A celebration of life

Myrna Rabinowitz launches a new CD in April.
CYNTHIA RAMSAY

Well-known local singer and songwriter Myrna Rabinowitz will be launching her first solo album next month – Hashiveinu: Songs of Blessing and Prayer, a heartfelt recording of melodies for important lifecycle celebrations, such as births and weddings.

While Rabinowitz has recorded five previous albums of Jewish music – three with Tzimmes and two with Shir Hadash, which includes Hanna Tiferet Siegel and Harley Rothstein – performs regularly and often leads synagogue services, Hashiveinu is a very personal undertaking that highlights her love of Jewish music. And she communicates that feeling in the recording, for which she wrote the music and determined the arrangements, with input from Arik Labowitz, her son-in-law and the CD's recording engineer. The piano introductions and interludes were improvised.

"I felt it was very much a solo effort compared to my previous Tzimmes and Shir Hadash CDs," said Rabinowitz. "It was also a family effort, in that my son-in-law recorded the CD and played the guitar and drum, and my two daughters and son-in-law sang on the CD as well.

"Largely, it was my vision and my son-in-law, the recording engineer, helped shape it," she said, adding that she received encouragement and support for the recording from her friends, family and the Or Shalom community.

The CD has a calm, lullaby-like quality, which, said Rabinowitz, "reflects the more soulful, contemplative nature of prayer. There are a few songs that move from meditative to joyful in nature, such as 'Hashiveinu' and 'Lecha Dodi,' but largely, they do express a more soulful expression of prayer."

She notes the power of music to be a calming influence.

"The music helps me to feel peaceful and to get in touch with my spiritual centre," she said. "Many people have expressed to me that the music is very calming and centring for them as well.

"The motivating factor for recording spiritual music like this is so that people will be able to use it either when they pray or bless a child at a life's passage such as birth, bar or bat mitzvah or marriage or in any way that is meaningful and helpful for them."

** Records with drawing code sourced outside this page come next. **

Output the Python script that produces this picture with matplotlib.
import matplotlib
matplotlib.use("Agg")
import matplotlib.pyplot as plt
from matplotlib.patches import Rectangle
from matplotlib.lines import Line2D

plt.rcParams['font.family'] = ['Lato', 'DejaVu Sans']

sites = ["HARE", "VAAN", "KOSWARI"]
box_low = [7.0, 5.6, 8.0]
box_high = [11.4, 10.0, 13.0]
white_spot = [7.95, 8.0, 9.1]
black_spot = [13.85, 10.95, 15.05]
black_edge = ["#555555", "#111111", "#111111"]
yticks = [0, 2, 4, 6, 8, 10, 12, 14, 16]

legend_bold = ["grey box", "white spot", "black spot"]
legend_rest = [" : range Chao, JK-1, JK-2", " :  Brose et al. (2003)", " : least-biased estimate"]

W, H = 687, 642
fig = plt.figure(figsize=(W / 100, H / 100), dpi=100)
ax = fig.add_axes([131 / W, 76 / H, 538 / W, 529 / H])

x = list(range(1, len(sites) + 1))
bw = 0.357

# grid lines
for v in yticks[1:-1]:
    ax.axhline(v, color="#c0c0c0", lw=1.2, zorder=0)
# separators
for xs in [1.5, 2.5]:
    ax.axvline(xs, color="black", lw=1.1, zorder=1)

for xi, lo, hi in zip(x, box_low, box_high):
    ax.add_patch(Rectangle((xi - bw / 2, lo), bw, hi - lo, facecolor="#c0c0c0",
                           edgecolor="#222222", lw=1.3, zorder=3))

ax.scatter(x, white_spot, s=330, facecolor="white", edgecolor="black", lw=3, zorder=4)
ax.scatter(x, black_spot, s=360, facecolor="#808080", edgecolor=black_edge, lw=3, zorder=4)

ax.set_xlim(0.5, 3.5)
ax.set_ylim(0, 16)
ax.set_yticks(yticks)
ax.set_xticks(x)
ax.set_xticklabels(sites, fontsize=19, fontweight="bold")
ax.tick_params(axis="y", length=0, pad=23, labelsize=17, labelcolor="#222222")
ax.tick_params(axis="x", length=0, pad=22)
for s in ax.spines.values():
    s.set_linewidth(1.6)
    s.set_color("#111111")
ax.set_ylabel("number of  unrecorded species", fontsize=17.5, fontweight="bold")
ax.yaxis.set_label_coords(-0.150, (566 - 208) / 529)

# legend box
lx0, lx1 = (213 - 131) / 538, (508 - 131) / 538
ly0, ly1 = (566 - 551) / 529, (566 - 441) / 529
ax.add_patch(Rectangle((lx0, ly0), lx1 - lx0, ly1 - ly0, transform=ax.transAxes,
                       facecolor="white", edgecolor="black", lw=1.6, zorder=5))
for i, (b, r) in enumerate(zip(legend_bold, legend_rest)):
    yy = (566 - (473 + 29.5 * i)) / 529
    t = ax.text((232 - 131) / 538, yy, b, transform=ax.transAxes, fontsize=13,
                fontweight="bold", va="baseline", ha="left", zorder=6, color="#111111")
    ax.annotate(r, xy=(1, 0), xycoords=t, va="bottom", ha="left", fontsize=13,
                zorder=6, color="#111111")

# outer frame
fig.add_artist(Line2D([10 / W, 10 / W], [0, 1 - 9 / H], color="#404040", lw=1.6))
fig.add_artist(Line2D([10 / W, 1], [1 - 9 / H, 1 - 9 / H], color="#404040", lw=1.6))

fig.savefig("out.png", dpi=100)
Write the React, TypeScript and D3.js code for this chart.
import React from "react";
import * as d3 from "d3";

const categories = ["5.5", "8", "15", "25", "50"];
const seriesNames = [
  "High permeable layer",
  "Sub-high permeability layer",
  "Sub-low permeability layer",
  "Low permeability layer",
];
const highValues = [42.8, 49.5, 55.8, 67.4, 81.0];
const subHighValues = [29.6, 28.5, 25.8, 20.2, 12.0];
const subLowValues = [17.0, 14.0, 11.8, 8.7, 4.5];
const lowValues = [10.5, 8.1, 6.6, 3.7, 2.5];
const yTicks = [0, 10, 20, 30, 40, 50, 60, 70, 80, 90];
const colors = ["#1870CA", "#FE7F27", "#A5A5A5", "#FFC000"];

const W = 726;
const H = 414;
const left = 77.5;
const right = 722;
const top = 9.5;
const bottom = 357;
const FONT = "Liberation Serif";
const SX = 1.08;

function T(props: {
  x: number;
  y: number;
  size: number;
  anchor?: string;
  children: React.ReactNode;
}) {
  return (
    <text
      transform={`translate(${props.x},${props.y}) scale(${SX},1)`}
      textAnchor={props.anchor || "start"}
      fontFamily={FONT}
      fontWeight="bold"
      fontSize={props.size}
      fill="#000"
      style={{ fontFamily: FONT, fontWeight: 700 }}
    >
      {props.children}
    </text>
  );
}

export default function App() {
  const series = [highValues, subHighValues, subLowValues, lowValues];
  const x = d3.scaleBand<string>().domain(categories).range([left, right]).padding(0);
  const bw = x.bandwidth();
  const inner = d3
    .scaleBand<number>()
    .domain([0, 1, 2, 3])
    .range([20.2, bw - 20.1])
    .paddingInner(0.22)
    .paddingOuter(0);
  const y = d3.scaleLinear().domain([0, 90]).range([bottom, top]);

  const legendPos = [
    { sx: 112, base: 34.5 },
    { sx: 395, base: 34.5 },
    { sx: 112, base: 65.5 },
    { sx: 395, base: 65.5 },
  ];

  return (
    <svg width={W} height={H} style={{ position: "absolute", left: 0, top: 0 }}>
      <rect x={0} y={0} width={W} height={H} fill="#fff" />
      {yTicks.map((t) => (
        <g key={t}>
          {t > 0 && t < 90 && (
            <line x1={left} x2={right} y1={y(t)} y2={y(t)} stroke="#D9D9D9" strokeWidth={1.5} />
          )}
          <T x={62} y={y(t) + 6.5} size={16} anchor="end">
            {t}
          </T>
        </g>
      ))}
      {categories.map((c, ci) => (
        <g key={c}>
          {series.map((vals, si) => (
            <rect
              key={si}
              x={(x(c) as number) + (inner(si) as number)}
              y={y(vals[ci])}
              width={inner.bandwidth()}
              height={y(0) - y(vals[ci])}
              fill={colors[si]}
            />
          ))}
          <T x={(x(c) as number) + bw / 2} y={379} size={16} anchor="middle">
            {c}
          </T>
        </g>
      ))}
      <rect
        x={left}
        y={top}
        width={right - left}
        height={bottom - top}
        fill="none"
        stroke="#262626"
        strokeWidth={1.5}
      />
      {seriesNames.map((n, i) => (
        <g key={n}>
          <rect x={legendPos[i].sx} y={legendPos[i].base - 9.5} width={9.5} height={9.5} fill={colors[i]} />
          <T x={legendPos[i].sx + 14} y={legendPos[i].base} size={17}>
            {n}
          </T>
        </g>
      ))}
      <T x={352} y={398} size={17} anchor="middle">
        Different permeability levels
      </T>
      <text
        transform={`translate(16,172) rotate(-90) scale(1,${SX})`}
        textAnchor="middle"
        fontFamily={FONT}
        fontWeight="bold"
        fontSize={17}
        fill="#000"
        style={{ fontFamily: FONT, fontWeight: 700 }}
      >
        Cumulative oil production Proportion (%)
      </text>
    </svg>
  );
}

But Rabinowitz's musical interests are varied and her next project, she told the Independent, is a CD of Yiddish music, which will largely be secular folk songs. She said she enjoys singing traditional Jewish folk songs, in Yiddish, Ladino and Hebrew. As well, she added, "I still enjoy performing on my own and with Tzimmes and I hope to do more of that as well."

The daughter of Holocaust survivors, Rabinowitz grew up in a Yiddish-speaking home in Montreal, where she developed her appreciation for Jewish music.

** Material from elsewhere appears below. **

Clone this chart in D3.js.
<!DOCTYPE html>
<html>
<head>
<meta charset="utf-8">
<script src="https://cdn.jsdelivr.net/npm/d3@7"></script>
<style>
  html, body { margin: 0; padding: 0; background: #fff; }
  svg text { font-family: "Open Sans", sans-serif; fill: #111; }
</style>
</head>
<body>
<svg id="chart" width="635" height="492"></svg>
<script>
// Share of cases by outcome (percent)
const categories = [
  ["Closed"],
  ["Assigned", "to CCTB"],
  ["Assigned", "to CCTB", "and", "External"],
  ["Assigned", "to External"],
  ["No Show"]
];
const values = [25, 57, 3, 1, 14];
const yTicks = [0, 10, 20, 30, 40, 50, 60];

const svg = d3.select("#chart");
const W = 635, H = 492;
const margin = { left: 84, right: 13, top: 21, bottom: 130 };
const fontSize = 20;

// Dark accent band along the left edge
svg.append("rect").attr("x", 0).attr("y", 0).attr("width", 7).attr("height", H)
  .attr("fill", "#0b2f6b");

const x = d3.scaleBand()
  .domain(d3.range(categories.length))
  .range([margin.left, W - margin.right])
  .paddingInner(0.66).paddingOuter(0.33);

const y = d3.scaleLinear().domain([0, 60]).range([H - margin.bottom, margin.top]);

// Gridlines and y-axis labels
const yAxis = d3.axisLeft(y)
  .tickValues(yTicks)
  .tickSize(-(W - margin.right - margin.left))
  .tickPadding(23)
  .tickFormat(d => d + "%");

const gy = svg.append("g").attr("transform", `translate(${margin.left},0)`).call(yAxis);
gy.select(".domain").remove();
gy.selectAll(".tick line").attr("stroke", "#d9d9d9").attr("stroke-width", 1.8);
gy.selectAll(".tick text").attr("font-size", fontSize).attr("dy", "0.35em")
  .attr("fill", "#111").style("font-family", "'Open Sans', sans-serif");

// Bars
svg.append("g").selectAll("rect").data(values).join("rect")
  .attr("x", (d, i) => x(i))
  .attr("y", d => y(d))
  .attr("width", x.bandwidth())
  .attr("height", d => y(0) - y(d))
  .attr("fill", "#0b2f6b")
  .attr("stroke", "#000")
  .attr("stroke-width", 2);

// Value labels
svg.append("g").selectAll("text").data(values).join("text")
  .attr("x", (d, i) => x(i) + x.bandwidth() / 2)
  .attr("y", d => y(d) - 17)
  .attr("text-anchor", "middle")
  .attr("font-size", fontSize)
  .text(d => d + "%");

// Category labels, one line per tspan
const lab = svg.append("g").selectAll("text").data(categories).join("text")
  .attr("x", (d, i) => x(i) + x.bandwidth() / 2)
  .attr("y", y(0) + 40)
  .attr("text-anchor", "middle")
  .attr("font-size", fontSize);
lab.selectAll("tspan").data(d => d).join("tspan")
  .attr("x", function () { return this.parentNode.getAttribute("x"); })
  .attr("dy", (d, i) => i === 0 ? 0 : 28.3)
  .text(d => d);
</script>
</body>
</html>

"I started singing at a very early age and took piano lessons as a child," she explained. "I learned how to play guitar as a teenager and started performing then in Montreal."

She attributes the idea of writing original music for prayer to rabbis Daniel and Hanna Tiferet Siegel, in the early days of Congregation Or Shalom.

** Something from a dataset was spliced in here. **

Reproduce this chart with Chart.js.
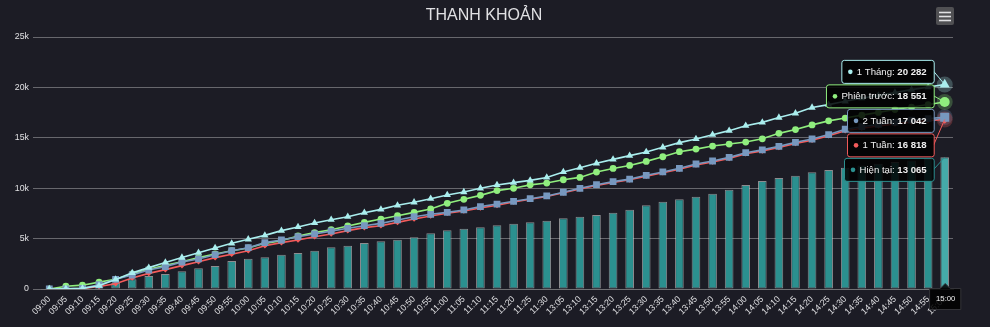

In addition to singing, Rabinowitz is a language teacher, mainly in the immigrant community as an ESL instructor and ESL teacher trainer at Vancouver Community College. She has also taught Yiddish at the Peretz Centre for Secular Jewish Culture and the Jewish Community Centre of Greater Vancouver. She continues to be an active member and leader of services at Or Shalom.

"Although I enjoy performing," she said, "my greatest pleasure is to lead people in singing with many voices singing together in harmony. Music is the universal language, the language of the soul. When people sing together, harmony is created at many levels."

Rabinowitz's CD launch takes place in conjunction with the release of a new CD by Tiferet Siegel, called Seeds of Wonder. The two women will perform on Sunday, April 29, at the Norman Rothstein Theatre at the Jewish Community Centre of Greater Vancouver (JCC), at 7:30 p.m. Tickets are $15 in advance, from the JCC and Banyen Books, or $18 at the door.